(The request)
All of the lines below are to be transcribed faithfully, with pictures excluded from the copy.
— BEGIN —
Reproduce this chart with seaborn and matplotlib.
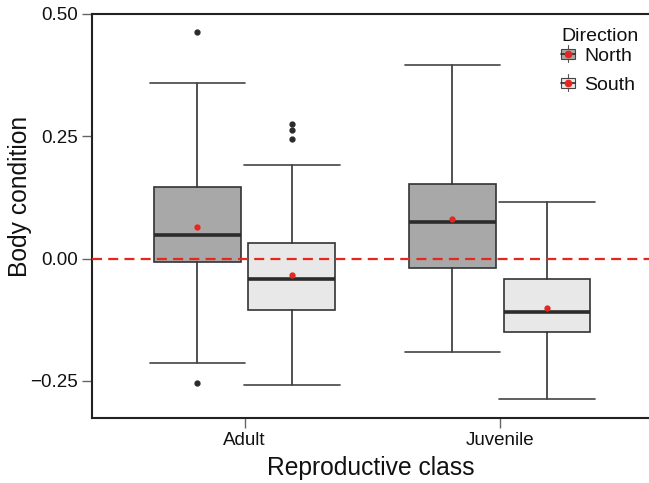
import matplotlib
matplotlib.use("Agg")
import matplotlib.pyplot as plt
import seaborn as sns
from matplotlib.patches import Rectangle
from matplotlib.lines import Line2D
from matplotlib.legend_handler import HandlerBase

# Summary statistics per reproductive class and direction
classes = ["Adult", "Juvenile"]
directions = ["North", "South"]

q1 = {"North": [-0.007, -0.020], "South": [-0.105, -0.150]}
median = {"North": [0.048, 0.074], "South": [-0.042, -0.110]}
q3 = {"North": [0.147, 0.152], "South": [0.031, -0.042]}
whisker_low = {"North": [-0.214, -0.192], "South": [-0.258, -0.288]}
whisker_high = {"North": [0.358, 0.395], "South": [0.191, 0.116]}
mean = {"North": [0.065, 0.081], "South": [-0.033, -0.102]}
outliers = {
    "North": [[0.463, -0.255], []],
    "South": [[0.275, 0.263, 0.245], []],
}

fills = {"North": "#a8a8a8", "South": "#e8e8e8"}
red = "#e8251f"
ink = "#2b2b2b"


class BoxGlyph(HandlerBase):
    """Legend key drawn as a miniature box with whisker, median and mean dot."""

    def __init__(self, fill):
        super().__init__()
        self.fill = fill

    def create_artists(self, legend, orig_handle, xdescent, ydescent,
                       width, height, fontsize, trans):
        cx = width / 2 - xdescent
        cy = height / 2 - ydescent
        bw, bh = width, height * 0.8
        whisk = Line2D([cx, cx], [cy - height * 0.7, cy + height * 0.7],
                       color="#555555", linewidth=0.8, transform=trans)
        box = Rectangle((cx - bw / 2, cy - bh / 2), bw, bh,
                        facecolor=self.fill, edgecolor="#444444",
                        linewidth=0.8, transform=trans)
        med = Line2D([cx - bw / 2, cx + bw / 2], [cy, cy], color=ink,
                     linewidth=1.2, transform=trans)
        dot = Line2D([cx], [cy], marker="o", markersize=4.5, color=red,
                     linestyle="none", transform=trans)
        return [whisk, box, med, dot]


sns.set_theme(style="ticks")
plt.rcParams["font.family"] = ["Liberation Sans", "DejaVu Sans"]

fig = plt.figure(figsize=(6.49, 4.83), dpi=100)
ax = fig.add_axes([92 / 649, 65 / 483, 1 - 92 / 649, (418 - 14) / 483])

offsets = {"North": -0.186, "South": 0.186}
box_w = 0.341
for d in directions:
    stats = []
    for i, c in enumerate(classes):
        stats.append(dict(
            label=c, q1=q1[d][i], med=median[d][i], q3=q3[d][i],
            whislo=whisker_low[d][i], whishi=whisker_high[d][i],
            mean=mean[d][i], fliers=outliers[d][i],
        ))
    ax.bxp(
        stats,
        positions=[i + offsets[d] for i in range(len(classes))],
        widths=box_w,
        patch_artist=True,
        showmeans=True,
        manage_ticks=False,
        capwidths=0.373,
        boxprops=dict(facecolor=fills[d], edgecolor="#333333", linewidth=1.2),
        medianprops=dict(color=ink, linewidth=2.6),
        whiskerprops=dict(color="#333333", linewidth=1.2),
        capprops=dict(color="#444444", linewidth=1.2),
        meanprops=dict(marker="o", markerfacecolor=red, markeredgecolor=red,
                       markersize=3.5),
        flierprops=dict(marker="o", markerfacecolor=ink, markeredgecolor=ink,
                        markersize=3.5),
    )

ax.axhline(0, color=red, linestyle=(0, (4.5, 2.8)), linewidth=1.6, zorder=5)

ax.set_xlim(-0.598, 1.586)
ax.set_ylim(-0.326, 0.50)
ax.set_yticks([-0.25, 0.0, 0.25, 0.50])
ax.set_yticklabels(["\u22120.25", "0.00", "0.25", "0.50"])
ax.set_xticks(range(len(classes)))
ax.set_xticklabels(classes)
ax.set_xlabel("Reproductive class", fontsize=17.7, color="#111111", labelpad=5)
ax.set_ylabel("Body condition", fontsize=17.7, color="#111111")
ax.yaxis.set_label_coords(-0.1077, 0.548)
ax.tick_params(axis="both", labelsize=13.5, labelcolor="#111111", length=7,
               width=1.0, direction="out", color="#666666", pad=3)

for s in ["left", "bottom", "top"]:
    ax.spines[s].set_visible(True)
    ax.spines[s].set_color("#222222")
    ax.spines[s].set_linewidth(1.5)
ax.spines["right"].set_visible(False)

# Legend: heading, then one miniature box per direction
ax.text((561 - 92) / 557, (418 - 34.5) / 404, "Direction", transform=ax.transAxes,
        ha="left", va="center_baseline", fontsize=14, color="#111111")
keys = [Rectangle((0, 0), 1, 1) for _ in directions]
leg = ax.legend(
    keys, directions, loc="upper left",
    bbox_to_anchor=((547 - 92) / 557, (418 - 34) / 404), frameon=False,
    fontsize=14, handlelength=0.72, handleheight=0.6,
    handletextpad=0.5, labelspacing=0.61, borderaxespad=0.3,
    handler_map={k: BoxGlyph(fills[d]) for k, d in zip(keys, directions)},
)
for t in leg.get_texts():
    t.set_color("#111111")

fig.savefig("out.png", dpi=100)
— END —
(Exercise answer)
Reproduce this chart with seaborn and matplotlib.
import matplotlib
matplotlib.use("Agg")
import matplotlib.pyplot as plt
import seaborn as sns
from matplotlib.patches import Rectangle
from matplotlib.lines import Line2D
from matplotlib.legend_handler import HandlerBase

# Summary statistics per reproductive class and direction
classes = ["Adult", "Juvenile"]
directions = ["North", "South"]

q1 = {"North": [-0.007, -0.020], "South": [-0.105, -0.150]}
median = {"North": [0.048, 0.074], "South": [-0.042, -0.110]}
q3 = {"North": [0.147, 0.152], "South": [0.031, -0.042]}
whisker_low = {"North": [-0.214, -0.192], "South": [-0.258, -0.288]}
whisker_high = {"North": [0.358, 0.395], "South": [0.191, 0.116]}
mean = {"North": [0.065, 0.081], "South": [-0.033, -0.102]}
outliers = {
    "North": [[0.463, -0.255], []],
    "South": [[0.275, 0.263, 0.245], []],
}

fills = {"North": "#a8a8a8", "South": "#e8e8e8"}
red = "#e8251f"
ink = "#2b2b2b"


class BoxGlyph(HandlerBase):
    """Legend key drawn as a miniature box with whisker, median and mean dot."""

    def __init__(self, fill):
        super().__init__()
        self.fill = fill

    def create_artists(self, legend, orig_handle, xdescent, ydescent,
                       width, height, fontsize, trans):
        cx = width / 2 - xdescent
        cy = height / 2 - ydescent
        bw, bh = width, height * 0.8
        whisk = Line2D([cx, cx], [cy - height * 0.7, cy + height * 0.7],
                       color="#555555", linewidth=0.8, transform=trans)
        box = Rectangle((cx - bw / 2, cy - bh / 2), bw, bh,
                        facecolor=self.fill, edgecolor="#444444",
                        linewidth=0.8, transform=trans)
        med = Line2D([cx - bw / 2, cx + bw / 2], [cy, cy], color=ink,
                     linewidth=1.2, transform=trans)
        dot = Line2D([cx], [cy], marker="o", markersize=4.5, color=red,
                     linestyle="none", transform=trans)
        return [whisk, box, med, dot]


sns.set_theme(style="ticks")
plt.rcParams["font.family"] = ["Liberation Sans", "DejaVu Sans"]

fig = plt.figure(figsize=(6.49, 4.83), dpi=100)
ax = fig.add_axes([92 / 649, 65 / 483, 1 - 92 / 649, (418 - 14) / 483])

offsets = {"North": -0.186, "South": 0.186}
box_w = 0.341
for d in directions:
    stats = []
    for i, c in enumerate(classes):
        stats.append(dict(
            label=c, q1=q1[d][i], med=median[d][i], q3=q3[d][i],
            whislo=whisker_low[d][i], whishi=whisker_high[d][i],
            mean=mean[d][i], fliers=outliers[d][i],
        ))
    ax.bxp(
        stats,
        positions=[i + offsets[d] for i in range(len(classes))],
        widths=box_w,
        patch_artist=True,
        showmeans=True,
        manage_ticks=False,
        capwidths=0.373,
        boxprops=dict(facecolor=fills[d], edgecolor="#333333", linewidth=1.2),
        medianprops=dict(color=ink, linewidth=2.6),
        whiskerprops=dict(color="#333333", linewidth=1.2),
        capprops=dict(color="#444444", linewidth=1.2),
        meanprops=dict(marker="o", markerfacecolor=red, markeredgecolor=red,
                       markersize=3.5),
        flierprops=dict(marker="o", markerfacecolor=ink, markeredgecolor=ink,
                        markersize=3.5),
    )

ax.axhline(0, color=red, linestyle=(0, (4.5, 2.8)), linewidth=1.6, zorder=5)

ax.set_xlim(-0.598, 1.586)
ax.set_ylim(-0.326, 0.50)
ax.set_yticks([-0.25, 0.0, 0.25, 0.50])
ax.set_yticklabels(["\u22120.25", "0.00", "0.25", "0.50"])
ax.set_xticks(range(len(classes)))
ax.set_xticklabels(classes)
ax.set_xlabel("Reproductive class", fontsize=17.7, color="#111111", labelpad=5)
ax.set_ylabel("Body condition", fontsize=17.7, color="#111111")
ax.yaxis.set_label_coords(-0.1077, 0.548)
ax.tick_params(axis="both", labelsize=13.5, labelcolor="#111111", length=7,
               width=1.0, direction="out", color="#666666", pad=3)

for s in ["left", "bottom", "top"]:
    ax.spines[s].set_visible(True)
    ax.spines[s].set_color("#222222")
    ax.spines[s].set_linewidth(1.5)
ax.spines["right"].set_visible(False)

# Legend: heading, then one miniature box per direction
ax.text((561 - 92) / 557, (418 - 34.5) / 404, "Direction", transform=ax.transAxes,
        ha="left", va="center_baseline", fontsize=14, color="#111111")
keys = [Rectangle((0, 0), 1, 1) for _ in directions]
leg = ax.legend(
    keys, directions, loc="upper left",
    bbox_to_anchor=((547 - 92) / 557, (418 - 34) / 404), frameon=False,
    fontsize=14, handlelength=0.72, handleheight=0.6,
    handletextpad=0.5, labelspacing=0.61, borderaxespad=0.3,
    handler_map={k: BoxGlyph(fills[d]) for k, d in zip(keys, directions)},
)
for t in leg.get_texts():
    t.set_color("#111111")

fig.savefig("out.png", dpi=100)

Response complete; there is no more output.